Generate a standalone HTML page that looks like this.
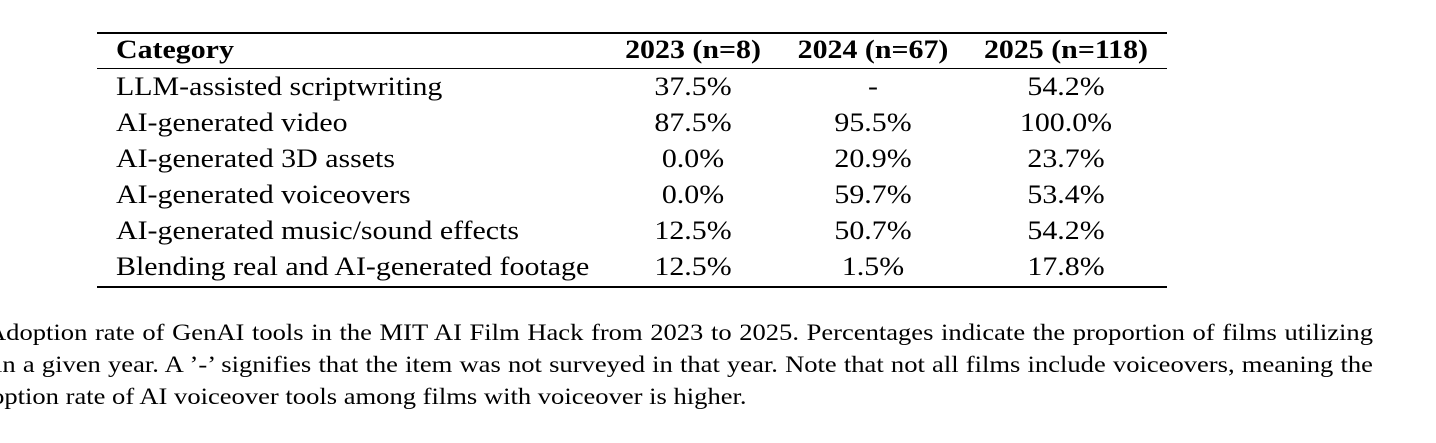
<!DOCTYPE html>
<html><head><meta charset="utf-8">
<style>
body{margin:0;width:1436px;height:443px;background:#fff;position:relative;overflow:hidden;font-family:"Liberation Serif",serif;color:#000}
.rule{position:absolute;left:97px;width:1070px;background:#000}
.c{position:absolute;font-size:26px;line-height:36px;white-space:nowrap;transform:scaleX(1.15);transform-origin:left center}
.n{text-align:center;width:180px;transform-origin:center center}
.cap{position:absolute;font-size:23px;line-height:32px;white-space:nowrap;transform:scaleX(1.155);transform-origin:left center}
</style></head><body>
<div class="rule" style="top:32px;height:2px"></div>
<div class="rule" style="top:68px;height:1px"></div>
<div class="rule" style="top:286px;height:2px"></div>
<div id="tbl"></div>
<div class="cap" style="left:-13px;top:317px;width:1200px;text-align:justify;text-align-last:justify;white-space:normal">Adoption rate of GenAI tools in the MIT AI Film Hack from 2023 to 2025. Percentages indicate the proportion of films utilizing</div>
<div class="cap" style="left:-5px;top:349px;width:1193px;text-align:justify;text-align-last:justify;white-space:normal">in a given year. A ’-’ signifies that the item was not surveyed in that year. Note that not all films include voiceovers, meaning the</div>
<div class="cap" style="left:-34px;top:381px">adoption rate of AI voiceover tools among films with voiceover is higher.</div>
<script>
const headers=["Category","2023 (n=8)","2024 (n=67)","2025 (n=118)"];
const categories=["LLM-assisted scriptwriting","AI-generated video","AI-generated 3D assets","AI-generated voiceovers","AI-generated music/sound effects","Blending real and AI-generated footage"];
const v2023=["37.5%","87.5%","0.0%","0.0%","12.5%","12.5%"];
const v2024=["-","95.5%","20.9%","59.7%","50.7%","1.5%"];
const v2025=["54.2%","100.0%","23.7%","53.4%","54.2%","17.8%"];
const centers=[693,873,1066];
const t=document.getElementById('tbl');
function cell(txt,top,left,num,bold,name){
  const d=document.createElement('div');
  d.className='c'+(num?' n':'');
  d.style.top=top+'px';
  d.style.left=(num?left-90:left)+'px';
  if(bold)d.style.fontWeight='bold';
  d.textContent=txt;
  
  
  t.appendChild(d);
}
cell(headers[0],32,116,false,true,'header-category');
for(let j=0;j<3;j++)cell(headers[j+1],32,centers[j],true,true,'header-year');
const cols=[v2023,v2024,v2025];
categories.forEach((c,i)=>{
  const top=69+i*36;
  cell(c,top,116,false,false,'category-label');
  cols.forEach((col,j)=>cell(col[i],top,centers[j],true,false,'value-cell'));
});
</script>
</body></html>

[WHAT YOU ARE ASKED TO DO] The data above needs to be retyped exactly, with the images left out.

[COMPLETE RESPONSE]
Generate a standalone HTML page that looks like this.
<!DOCTYPE html>
<html><head><meta charset="utf-8">
<style>
body{margin:0;width:1436px;height:443px;background:#fff;position:relative;overflow:hidden;font-family:"Liberation Serif",serif;color:#000}
.rule{position:absolute;left:97px;width:1070px;background:#000}
.c{position:absolute;font-size:26px;line-height:36px;white-space:nowrap;transform:scaleX(1.15);transform-origin:left center}
.n{text-align:center;width:180px;transform-origin:center center}
.cap{position:absolute;font-size:23px;line-height:32px;white-space:nowrap;transform:scaleX(1.155);transform-origin:left center}
</style></head><body>
<div class="rule" style="top:32px;height:2px"></div>
<div class="rule" style="top:68px;height:1px"></div>
<div class="rule" style="top:286px;height:2px"></div>
<div id="tbl"></div>
<div class="cap" style="left:-13px;top:317px;width:1200px;text-align:justify;text-align-last:justify;white-space:normal">Adoption rate of GenAI tools in the MIT AI Film Hack from 2023 to 2025. Percentages indicate the proportion of films utilizing</div>
<div class="cap" style="left:-5px;top:349px;width:1193px;text-align:justify;text-align-last:justify;white-space:normal">in a given year. A ’-’ signifies that the item was not surveyed in that year. Note that not all films include voiceovers, meaning the</div>
<div class="cap" style="left:-34px;top:381px">adoption rate of AI voiceover tools among films with voiceover is higher.</div>
<script>
const headers=["Category","2023 (n=8)","2024 (n=67)","2025 (n=118)"];
const categories=["LLM-assisted scriptwriting","AI-generated video","AI-generated 3D assets","AI-generated voiceovers","AI-generated music/sound effects","Blending real and AI-generated footage"];
const v2023=["37.5%","87.5%","0.0%","0.0%","12.5%","12.5%"];
const v2024=["-","95.5%","20.9%","59.7%","50.7%","1.5%"];
const v2025=["54.2%","100.0%","23.7%","53.4%","54.2%","17.8%"];
const centers=[693,873,1066];
const t=document.getElementById('tbl');
function cell(txt,top,left,num,bold,name){
  const d=document.createElement('div');
  d.className='c'+(num?' n':'');
  d.style.top=top+'px';
  d.style.left=(num?left-90:left)+'px';
  if(bold)d.style.fontWeight='bold';
  d.textContent=txt;
  
  
  t.appendChild(d);
}
cell(headers[0],32,116,false,true,'header-category');
for(let j=0;j<3;j++)cell(headers[j+1],32,centers[j],true,true,'header-year');
const cols=[v2023,v2024,v2025];
categories.forEach((c,i)=>{
  const top=69+i*36;
  cell(c,top,116,false,false,'category-label');
  cols.forEach((col,j)=>cell(col[i],top,centers[j],true,false,'value-cell'));
});
</script>
</body></html>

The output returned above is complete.